Рука Генриха безжизненно сползла с покрывала. Я подумал, что это был знак — последний спазм мускулатуры, отмашка к смерти. Но он всего лишь поскреб большим пальцем одеяло. Чесотка, скука, даже сейчас.
— На самом деле мне всегда больше нравились мандарины, — сказал Генрих, повернулся к дюнам на стене и умер.
— Снято! — донесся из темноты голос Трубайта. — Вот это была бомба.
Кто-то уже поспешил накрыть лицо Генриха простыней. Философ ползал на коленях, собирая с пола остатки своих зубов.
— Так что там у Голдфарба? — спросил я его.
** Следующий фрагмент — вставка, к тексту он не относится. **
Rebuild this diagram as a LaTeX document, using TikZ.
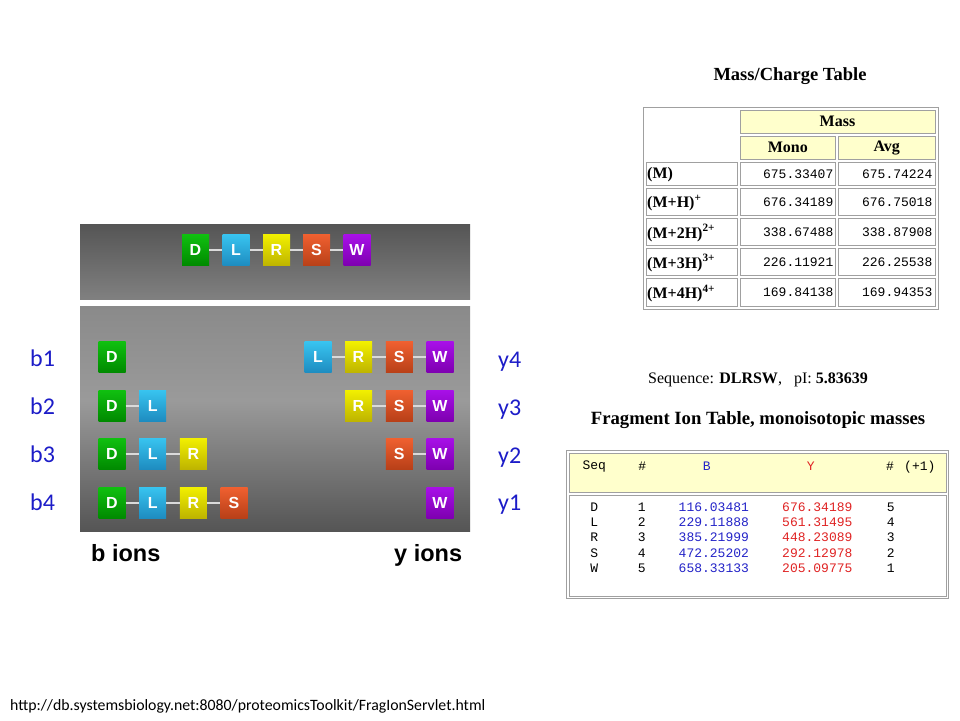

— Клафгеры, — прошамкал он разбитым ртом.
— А, ну тебе я верю.
— Фему ты верифь?
Землекоп и я рыли могилу на рассвете. Мы выкопали ее недалеко от груды камней за ангаром. Облака были цвета наших лопат. Похоже, Землекоп под своей лыжной маской очень мучился.
— Почему бы тебе не снять эту дрянь? — спросил я.
Он уставился на меня сквозь прорези.
Остальные стояли кольцом вокруг. Трубайт, Десмонд, Уоррен, Дитц, все жители «Царств», десятки их едва не плавились на жаре. Философ сидел чуть поодаль, его рот был забит марлей.
Укрытого стеганым покрывалом Генриха вынесли на обшарпанной доске для скейтборда. Пара новеньких четвертаков, выпущенных на память о присуждении Нью-Джерси статуса штата, покоилась на его веках.
— Монеты темных царств, — сказал Десмонд.
Генриха опустили в яму.
— И все? — спросила Рени.
— А чего еще? — сказал Трубайт.
— Когда умерла моя собака, — сказал Уоррен, — мы хоронили ее точно так же. Ну, бросили еще вещи, которые напоминали нам о ней. Ну, там, собачьи игрушки, косточки, сочинения, в которых я ее упоминал.
— О, это так прекрасно, — сказала девушка с радикальным бальзамом.